## EXERCISE INSTRUCTIONS
Pick out each line of the records that includes the string "this", and copy it.

>> START RECORDED INFORMATION

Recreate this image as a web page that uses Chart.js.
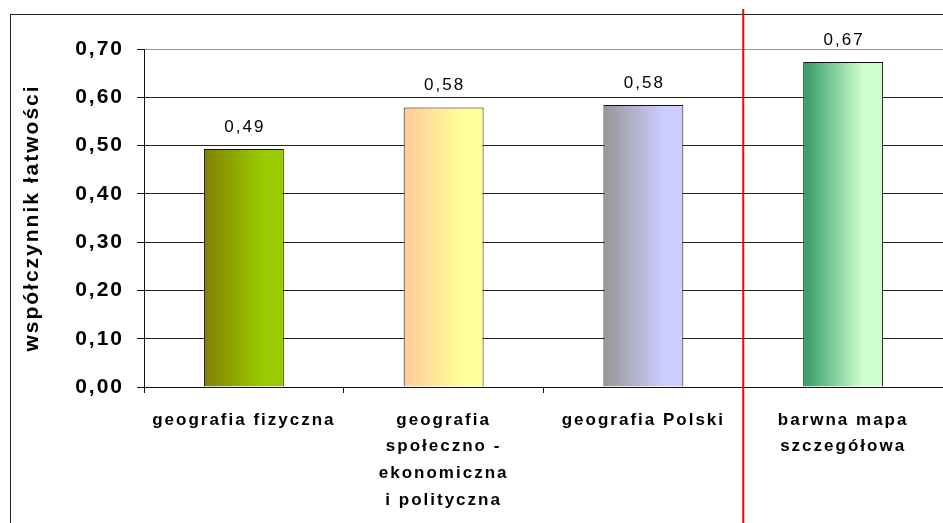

>> END RECORDED INFORMATION
>> START RECORDED INFORMATION

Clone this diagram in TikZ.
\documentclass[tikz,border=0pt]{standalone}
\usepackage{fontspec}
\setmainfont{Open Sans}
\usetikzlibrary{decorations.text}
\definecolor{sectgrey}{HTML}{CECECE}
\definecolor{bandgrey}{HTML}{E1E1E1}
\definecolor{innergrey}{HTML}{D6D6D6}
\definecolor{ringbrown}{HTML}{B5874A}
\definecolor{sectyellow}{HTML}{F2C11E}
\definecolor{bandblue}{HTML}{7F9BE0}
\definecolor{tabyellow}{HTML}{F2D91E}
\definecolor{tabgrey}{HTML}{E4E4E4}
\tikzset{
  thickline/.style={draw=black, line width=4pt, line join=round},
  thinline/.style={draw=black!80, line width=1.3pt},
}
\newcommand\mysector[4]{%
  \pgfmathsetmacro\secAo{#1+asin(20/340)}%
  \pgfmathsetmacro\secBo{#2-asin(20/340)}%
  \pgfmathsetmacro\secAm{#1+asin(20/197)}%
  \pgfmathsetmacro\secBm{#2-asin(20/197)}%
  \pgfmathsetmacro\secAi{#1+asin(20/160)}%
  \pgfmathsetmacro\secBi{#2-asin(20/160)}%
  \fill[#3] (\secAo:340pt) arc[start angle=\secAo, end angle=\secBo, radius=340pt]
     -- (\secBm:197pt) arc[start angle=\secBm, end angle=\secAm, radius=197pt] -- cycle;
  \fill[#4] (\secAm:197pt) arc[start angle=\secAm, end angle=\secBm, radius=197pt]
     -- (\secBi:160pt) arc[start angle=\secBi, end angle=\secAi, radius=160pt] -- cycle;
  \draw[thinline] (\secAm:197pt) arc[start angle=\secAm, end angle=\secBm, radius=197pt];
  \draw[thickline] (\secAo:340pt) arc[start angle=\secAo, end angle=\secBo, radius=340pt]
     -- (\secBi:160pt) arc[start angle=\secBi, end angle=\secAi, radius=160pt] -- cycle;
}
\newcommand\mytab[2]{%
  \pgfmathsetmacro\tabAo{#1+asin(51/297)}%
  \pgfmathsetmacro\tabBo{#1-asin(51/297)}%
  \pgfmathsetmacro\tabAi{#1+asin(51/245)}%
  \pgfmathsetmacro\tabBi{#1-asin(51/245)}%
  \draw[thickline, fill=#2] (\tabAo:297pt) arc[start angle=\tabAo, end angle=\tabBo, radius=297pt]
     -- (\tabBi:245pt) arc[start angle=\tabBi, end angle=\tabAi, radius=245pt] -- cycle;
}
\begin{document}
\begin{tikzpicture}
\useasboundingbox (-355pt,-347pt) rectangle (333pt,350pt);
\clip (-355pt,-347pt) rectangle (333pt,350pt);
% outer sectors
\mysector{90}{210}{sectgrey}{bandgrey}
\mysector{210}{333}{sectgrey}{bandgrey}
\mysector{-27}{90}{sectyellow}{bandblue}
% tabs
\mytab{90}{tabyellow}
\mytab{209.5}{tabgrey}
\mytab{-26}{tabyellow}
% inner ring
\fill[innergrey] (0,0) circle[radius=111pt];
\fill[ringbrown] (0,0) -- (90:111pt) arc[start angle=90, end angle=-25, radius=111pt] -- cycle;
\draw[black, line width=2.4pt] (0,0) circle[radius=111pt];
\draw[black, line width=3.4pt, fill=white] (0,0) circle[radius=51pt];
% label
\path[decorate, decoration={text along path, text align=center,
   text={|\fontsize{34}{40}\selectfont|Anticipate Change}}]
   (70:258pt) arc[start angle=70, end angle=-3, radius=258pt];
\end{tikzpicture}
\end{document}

>> END RECORDED INFORMATION

## EXERCISE ANSWER
Recreate this image as a web page that uses Chart.js.
Clone this diagram in TikZ.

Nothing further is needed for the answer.